I have been shunned. Having kids, especially one approaching the teen years, I knew it was inevitable but that doesn't make it any more pleasant. See, Howdy's 13th birthday is quickly approaching. He doesn't have much of a social life, has never invited any kids over. Most of his free time is spent at Chess Club. He goes to school early 4 days a week and stays after 2 afternoons a week just to hang out with his fellow Chess enthusiasts. It just so happens that his birthday falls on an afternoon Chess day. I got the brilliant idea of bringing a cake and some snacks to school and sharing his birthday with his classmates. I wasn't going to sing to the kid or embarass him by making everyone wear party hats or anything but I was still a little unsure if it was a great idea like I thought. MC suggested I seek wise council on the matter and so I did what I always do when faced with indecision and a need for sound advice--I posted on FB. The overwhelming response was to just talk to Howdy about it and see what he wanted. The kind of takes the surprise out of the whole thing but it's his day and I don't want to do anything to permanently scar him or make him a social pariah for the rest of his middle school career.

I took the advice and asked Howdy if he'd like me to bring a cake to Chess club. If not a cake, maybe some sodas and chips? I made it clear that I didn't want to do anything to embarrass him and that, if he wanted, I could even bring the cake up to the school and drop it off (After all, I am a cool, understanding mom who knows that parents aren't always welcome. Although as I said that I was silently begging that he wouldn't take me up on that offer since I didn't really mean it). He thought about it for a moment and then decided that he supposed it would be alright for me to drop off some sodas--no cake-for the kids to enjoy but I had to drop it off early and not stay.

What?! Seriously? I'm not allowed to stay to help my own kid celebrate his birthday? I mean, I know kids don't think their parents are cool and middle schoolers don't choose to hang out with their parents but...but...but I'm FUN!

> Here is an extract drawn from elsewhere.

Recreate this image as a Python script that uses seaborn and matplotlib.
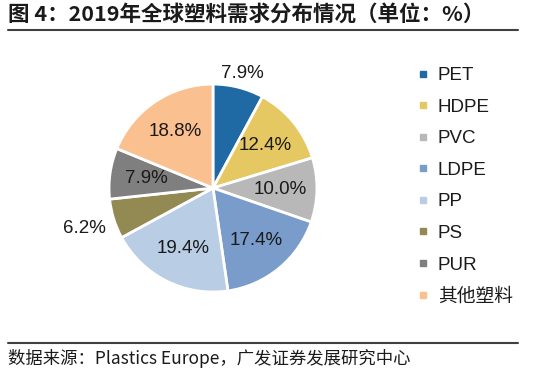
import numpy as np
import matplotlib
matplotlib.use("Agg")
import matplotlib.pyplot as plt
from matplotlib.lines import Line2D
import seaborn as sns

# data
categories = ["PET", "HDPE", "PVC", "LDPE", "PP", "PS", "PUR", "其他塑料"]
shares = [7.9, 12.4, 10.0, 17.4, 19.4, 6.2, 7.9, 18.8]
slice_colors = ["#1F6AA5", "#E6C862", "#B8B8B8", "#7A9CCB",
                "#B9CDE5", "#938953", "#7F7F7F", "#FAC090"]
title_text = "图 4：2019年全球塑料需求分布情况（单位：%）"
source_text = "数据来源：Plastics Europe，广发证券发展研究中心"
outside_labels = {"PET": 1.14, "PS": 1.30}

sns.set_theme(style="white")
plt.rcParams["font.family"] = ["Liberation Sans", "Noto Sans CJK SC", "DejaVu Sans"]

palette = sns.color_palette(slice_colors)

fig = plt.figure(figsize=(5.4, 3.72), dpi=100)

# pie
ax = fig.add_axes([0.2019, 0.215, 0.385, 0.559])
wedges, texts, autotexts = ax.pie(
    shares,
    colors=palette,
    startangle=90,
    counterclock=False,
    radius=1.0,
    autopct="%.1f%%",
    pctdistance=0.65,
    wedgeprops=dict(edgecolor="white", linewidth=2),
    textprops=dict(fontsize=13.5, color="#1a1a1a"),
)
for cat, t in zip(categories, autotexts):
    if cat in outside_labels:
        x, y = t.get_position()
        r = np.hypot(x, y)
        k = outside_labels[cat] / r
        t.set_position((x * k, y * k))
ax.set_xlim(-1.0, 1.0)
ax.set_ylim(-1.0, 1.0)
ax.set_aspect("equal")
ax.axis("off")

# legend
handles = [Line2D([0], [0], marker="s", linestyle="none", markersize=5,
                  markerfacecolor=c, markeredgecolor=c) for c in palette]
leg = fig.legend(handles, categories, loc="upper left",
                 bbox_to_anchor=(0.755, 0.845), frameon=False,
                 fontsize=13.5, handlelength=0.6, handletextpad=0.5,
                 labelspacing=0.77, borderpad=0)
for t in leg.get_texts():
    t.set_color("#1a1a1a")

# header and footer
fig.text(0.015, 0.962, title_text, fontsize=15.5, fontweight="bold",
         color="#1a1a1a", ha="left", va="center",
         family=["Noto Sans CJK SC", "DejaVu Sans"])
fig.add_artist(Line2D([0.015, 0.96], [0.92, 0.92], color="#404040",
                      linewidth=1.5, transform=fig.transFigure))
fig.add_artist(Line2D([0.015, 0.96], [0.078, 0.078], color="#404040",
                      linewidth=1.5, transform=fig.transFigure))
fig.text(0.015, 0.037, source_text, fontsize=12.5, color="#1a1a1a",
         ha="left", va="center",
         family=["Noto Sans CJK SC", "DejaVu Sans"])

fig.savefig("out.png", dpi=100)
plt.close(fig)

I will admit, I have my moments, but I try to limit them to the privacy of our own home where I know his friends won't see me. Have you seen any of the Diary of a Wimpy Kid movies? Mrs. Heffley is the Wimpy Kid's (Greg) mom. She likes to think she's in tune with her kids and is very interested in their lives. In the second movie, she embarrasses Greg by asking if a particular girl is his girlfriend, even commenting, "She's super cute!" I will admit to having an almost identical conversation with Howdy in my attempt to keep the communication lines open. But I don't say those things where his friends can overhear. I don't shout, "I love you, sweetie!" when I drop him off to school, I don't hug him in public, I don't make him a lunch that has a little napkin note in it like I do for the other two. I bought him a new belt even though his other one was perfectly fine because I wanted him to feel "cool" at his new school. We compare books and enjoy some of the same movies and music. He tells me all about the things that happen at school. In the evenings, we play games, wrestle and goof off. When I was out of town, he found excuses to stay on the phone with me. To paraphrase Sally Field, "He likes me! He really likes me!"

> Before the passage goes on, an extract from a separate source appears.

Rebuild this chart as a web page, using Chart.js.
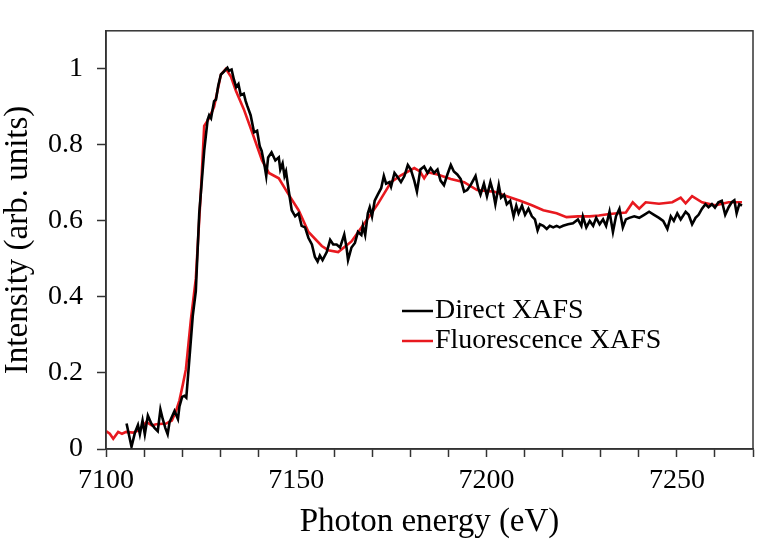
<!DOCTYPE html>
<html lang="en">
<head>
  <meta charset="UTF-8">
  <title>Direct vs Fluorescence XAFS</title>
  <script src="https://cdn.jsdelivr.net/npm/chart.js"></script>
  <style>
    html, body {
      margin: 0;
      padding: 0;
      background: #ffffff;
    }
    .chart-container {
      position: relative;
      width: 760px;
      height: 543px;
    }
  </style>
</head>
<body>

  <div class="chart-container">
    <canvas id="xafsChart"></canvas>
  </div>

  <script>
    // Direct XAFS (black, noisy)
    const directEnergy = [
      7105.4, 7106.7, 7107.6, 7108.4, 7108.9, 7109.6, 7110.2, 7111.0, 7111.9, 7112.8,
      7113.6, 7114.3, 7114.9, 7115.6, 7116.2, 7116.7, 7118.0, 7118.9, 7119.3, 7120.0,
      7120.6, 7121.1, 7121.9, 7122.8, 7123.6, 7124.5, 7125.8, 7126.7, 7127.1, 7127.6,
      7128.4, 7128.9, 7129.5, 7130.2, 7131.0, 7131.9, 7132.3, 7133.0, 7133.6, 7134.2,
      7134.8, 7135.4, 7136.2, 7136.7, 7137.1, 7138.0, 7138.9, 7139.7, 7140.4, 7140.9,
      7141.7, 7142.1, 7142.6, 7143.5, 7144.5, 7145.4, 7145.8, 7146.4, 7146.9, 7147.3,
      7148.0, 7148.8, 7149.7, 7150.6, 7151.4, 7152.3, 7153.2, 7154.1, 7154.9, 7155.6,
      7156.2, 7156.9, 7158.0, 7158.9, 7159.7, 7160.6, 7161.5, 7162.6, 7163.2, 7163.6,
      7164.5, 7165.4, 7166.2, 7167.1, 7167.5, 7168.1, 7168.8, 7169.3, 7169.9, 7170.6,
      7171.4, 7172.3, 7173.0, 7173.6, 7174.5, 7174.9, 7175.8, 7176.7, 7177.5, 7178.4,
      7179.3, 7180.1, 7181.0, 7181.7, 7182.6, 7183.6, 7184.5, 7185.3, 7186.2, 7187.1,
      7187.9, 7188.8, 7189.7, 7190.6, 7191.4, 7192.3, 7193.2, 7194.1, 7194.9, 7195.8,
      7197.1, 7197.8, 7198.4, 7199.3, 7200.1, 7201.0, 7201.7, 7202.3, 7203.2, 7203.8,
      7204.6, 7205.3, 7206.2, 7207.1, 7207.8, 7208.4, 7209.3, 7210.1, 7211.0, 7211.9,
      7212.7, 7213.4, 7214.0, 7214.9, 7215.8, 7216.6, 7217.5, 7218.4, 7219.2, 7220.1,
      7221.4, 7222.7, 7224.0, 7224.9, 7225.3, 7226.2, 7227.1, 7228.0, 7228.8, 7229.7,
      7230.6, 7231.4, 7232.3, 7233.2, 7234.0, 7234.9, 7235.8, 7236.6, 7237.5, 7238.8,
      7240.1, 7241.4, 7242.7, 7244.0, 7245.3, 7246.4, 7247.5, 7248.4, 7249.2, 7250.1,
      7251.0, 7252.3, 7253.1, 7254.0, 7254.9, 7255.7, 7256.6, 7257.5, 7258.3, 7259.2,
      7260.0, 7260.9, 7261.8, 7262.7, 7263.6, 7264.4, 7265.1, 7265.7, 7266.4, 7267.1
    ];
    const directIntensity = [
      0.067, 0.006, 0.043, 0.063, 0.039, 0.075, 0.039, 0.088, 0.067, 0.055,
      0.047, 0.104, 0.079, 0.055, 0.039, 0.071, 0.100, 0.079, 0.112, 0.137,
      0.140, 0.135, 0.236, 0.350, 0.415, 0.620, 0.784, 0.866, 0.878, 0.870,
      0.915, 0.919, 0.956, 0.985, 0.993, 1.003, 0.995, 0.998, 0.972, 0.952,
      0.960, 0.931, 0.935, 0.915, 0.903, 0.878, 0.833, 0.837, 0.796, 0.784,
      0.743, 0.718, 0.767, 0.780, 0.759, 0.767, 0.735, 0.751, 0.718, 0.730,
      0.680, 0.628, 0.612, 0.620, 0.587, 0.583, 0.555, 0.538, 0.505, 0.493,
      0.509, 0.497, 0.518, 0.550, 0.538, 0.538, 0.530, 0.564, 0.530, 0.497,
      0.530, 0.542, 0.571, 0.563, 0.587, 0.563, 0.620, 0.636, 0.612, 0.653,
      0.669, 0.686, 0.718, 0.698, 0.702, 0.690, 0.726, 0.714, 0.702, 0.718,
      0.747, 0.735, 0.706, 0.677, 0.735, 0.743, 0.726, 0.739, 0.726, 0.735,
      0.706, 0.694, 0.722, 0.747, 0.730, 0.722, 0.710, 0.677, 0.681, 0.694,
      0.718, 0.686, 0.669, 0.698, 0.665, 0.702, 0.677, 0.644, 0.694, 0.661,
      0.669, 0.644, 0.653, 0.612, 0.640, 0.620, 0.640, 0.616, 0.632, 0.612,
      0.604, 0.575, 0.591, 0.587, 0.579, 0.587, 0.583, 0.587, 0.583, 0.587,
      0.591, 0.594, 0.604, 0.587, 0.612, 0.583, 0.600, 0.587, 0.608, 0.591,
      0.604, 0.587, 0.624, 0.571, 0.612, 0.632, 0.583, 0.604, 0.608, 0.612,
      0.608, 0.616, 0.624, 0.616, 0.608, 0.600, 0.579, 0.612, 0.600, 0.620,
      0.604, 0.624, 0.616, 0.591, 0.608, 0.616, 0.632, 0.644, 0.636, 0.644,
      0.635, 0.649, 0.653, 0.616, 0.636, 0.649, 0.654, 0.620, 0.644, 0.640
    ];

    // Fluorescence XAFS (red, smoother)
    const fluorEnergy = [
      7100.0, 7101.0, 7101.9, 7103.2, 7104.2, 7105.3, 7107.1, 7108.8, 7110.6, 7112.0,
      7113.2, 7115.8, 7117.3, 7118.4, 7119.3, 7120.2, 7121.0, 7122.3, 7123.6, 7125.0,
      7125.8, 7127.1, 7128.4, 7130.2, 7131.5, 7132.8, 7134.1, 7136.2, 7138.4, 7141.0,
      7142.8, 7145.4, 7148.0, 7150.6, 7153.2, 7156.7, 7158.4, 7161.0, 7164.5, 7168.0,
      7171.4, 7174.9, 7177.5, 7181.0, 7182.5, 7183.6, 7184.6, 7187.1, 7190.6, 7194.1,
      7197.5, 7201.9, 7205.3, 7208.8, 7211.9, 7214.9, 7218.4, 7221.0, 7224.0, 7227.1,
      7229.5, 7232.3, 7236.6, 7238.4, 7240.1, 7241.8, 7245.3, 7248.8, 7251.0, 7252.3,
      7254.0, 7256.6, 7260.0, 7263.6, 7267.1
    ];
    const fluorIntensity = [
      0.047, 0.040, 0.027, 0.045, 0.040, 0.045, 0.043, 0.050, 0.071, 0.062,
      0.065, 0.067, 0.075, 0.100, 0.128, 0.170, 0.210, 0.340, 0.448, 0.690,
      0.850, 0.870, 0.900, 0.985, 1.000, 0.980, 0.943, 0.894, 0.833, 0.759,
      0.726, 0.712, 0.669, 0.628, 0.571, 0.534, 0.523, 0.518, 0.546, 0.595,
      0.644, 0.702, 0.720, 0.739, 0.730, 0.712, 0.728, 0.722, 0.710, 0.702,
      0.681, 0.677, 0.665, 0.653, 0.641, 0.628, 0.620, 0.610, 0.612, 0.612,
      0.614, 0.618, 0.622, 0.649, 0.632, 0.649, 0.645, 0.649, 0.661, 0.646,
      0.665, 0.649, 0.641, 0.649, 0.649
    ];

    const xTickLabels = [7100, 7150, 7200, 7250];
    const yTickLabels = [0, 0.2, 0.4, 0.6, 0.8, 1];
    const legendLabels = ['Direct XAFS', 'Fluorescence XAFS'];

    const serif = 'Liberation Serif, Times New Roman, serif';

    // frame around the plot + legend text inside it
    const framePlugin = {
      id: 'frame',
      afterDraw(chart) {
        const { ctx, chartArea: a } = chart;
        ctx.save();
        ctx.strokeStyle = '#333333';
        ctx.lineWidth = 1.5;
        ctx.strokeRect(a.left, a.top, a.right - a.left, a.bottom - a.top);

        const rows = [
          { text: legendLabels[0], color: '#000000', y: 311 },
          { text: legendLabels[1], color: '#e8191f', y: 341 }
        ];
        ctx.font = '28px ' + serif;
        ctx.textBaseline = 'middle';
        rows.forEach(r => {
          ctx.strokeStyle = r.color;
          ctx.lineWidth = 2.5;
          ctx.beginPath();
          ctx.moveTo(402, r.y);
          ctx.lineTo(433, r.y);
          ctx.stroke();
          ctx.fillStyle = '#000000';
          ctx.fillText(r.text, 435, r.y);
        });
        ctx.restore();
      }
    };

    new Chart(document.getElementById('xafsChart'), {
      type: 'line',
      data: {
        datasets: [
          {
            label: legendLabels[0],
            data: directEnergy.map((e, i) => ({ x: e, y: directIntensity[i] })),
            borderColor: '#000000',
            borderWidth: 2.6,
            pointRadius: 0,
            tension: 0
          },
          {
            label: legendLabels[1],
            data: fluorEnergy.map((e, i) => ({ x: e, y: fluorIntensity[i] })),
            borderColor: '#e8191f',
            borderWidth: 2.6,
            pointRadius: 0,
            tension: 0
          }
        ]
      },
      options: {
        responsive: true,
        maintainAspectRatio: false,
        animation: false,
        layout: { padding: { top: 1, right: 1, left: 0, bottom: 0 } },
        plugins: {
          legend: { display: false },
          tooltip: { enabled: false }
        },
        scales: {
          x: {
            type: 'linear',
            min: 7100,
            max: 7270,
            afterFit(scale) { scale.height = 94; },
            afterBuildTicks(scale) {
              const t = [];
              for (let v = 7100; v <= 7270; v += 10) t.push({ value: v });
              scale.ticks = t;
            },
            ticks: {
              autoSkip: false,
              maxRotation: 0,
              padding: 7,
              color: '#000000',
              font: { family: serif, size: 28 },
              callback: v => xTickLabels.includes(v) ? String(v) : ''
            },
            grid: {
              drawOnChartArea: false,
              drawTicks: true,
              tickLength: 8,
              tickColor: '#333333',
              tickWidth: 1.5
            },
            border: { display: true, color: '#333333', width: 1.5 },
            title: {
              display: true,
              text: 'Photon energy (eV)',
              color: '#000000',
              font: { family: serif, size: 33 },
              padding: { top: 0, bottom: 1 }
            }
          },
          y: {
            min: 0,
            max: 1.1,
            afterFit(scale) { scale.width = 106; },
            afterBuildTicks(scale) {
              scale.ticks = yTickLabels.map(v => ({ value: v }));
            },
            ticks: {
              padding: 14,
              color: '#000000',
              font: { family: serif, size: 28 },
              callback: v => String(Math.round(v * 10) / 10)
            },
            grid: {
              drawOnChartArea: false,
              drawTicks: true,
              tickLength: 9,
              tickColor: '#333333',
              tickWidth: 1.5
            },
            border: { display: true, color: '#333333', width: 1.5 },
            title: {
              display: true,
              text: 'Intensity (arb. units)',
              color: '#000000',
              font: { family: serif, size: 33, lineHeight: 1.1 },
              padding: { top: 0, bottom: 0 }
            }
          }
        }
      },
      plugins: [framePlugin]
    });
  </script>

</body>
</html>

But in the end, I am still just a mom. And his mom at that. It might be okay to think your friends' parents are cool, but never your own. I know that one firsthand. All my friends thought my parents were the coolest but I didn't. They were simply...my parents. So while it might be okay for Howdy to enjoy a movie, engage in a sock fight, or share the latest middle school happenings with me, our time together is limited to the home. It breaks my heart because, in my mind, he is still my chunky-cheeked baby. I know he's only a few inches shorter than me now and he's sprouting wild monkey hair and pimples, but he's still my little man. I'm not ready for him to have a life that doesn't include me.

1 comment:

  1. really sucks when they grow up without your permission, huh? I hate knowing they my sons will someday want their friends to think they were found in a cabbage patch rather than admit they have a mom!! dont worry hon...youre still cool to me!!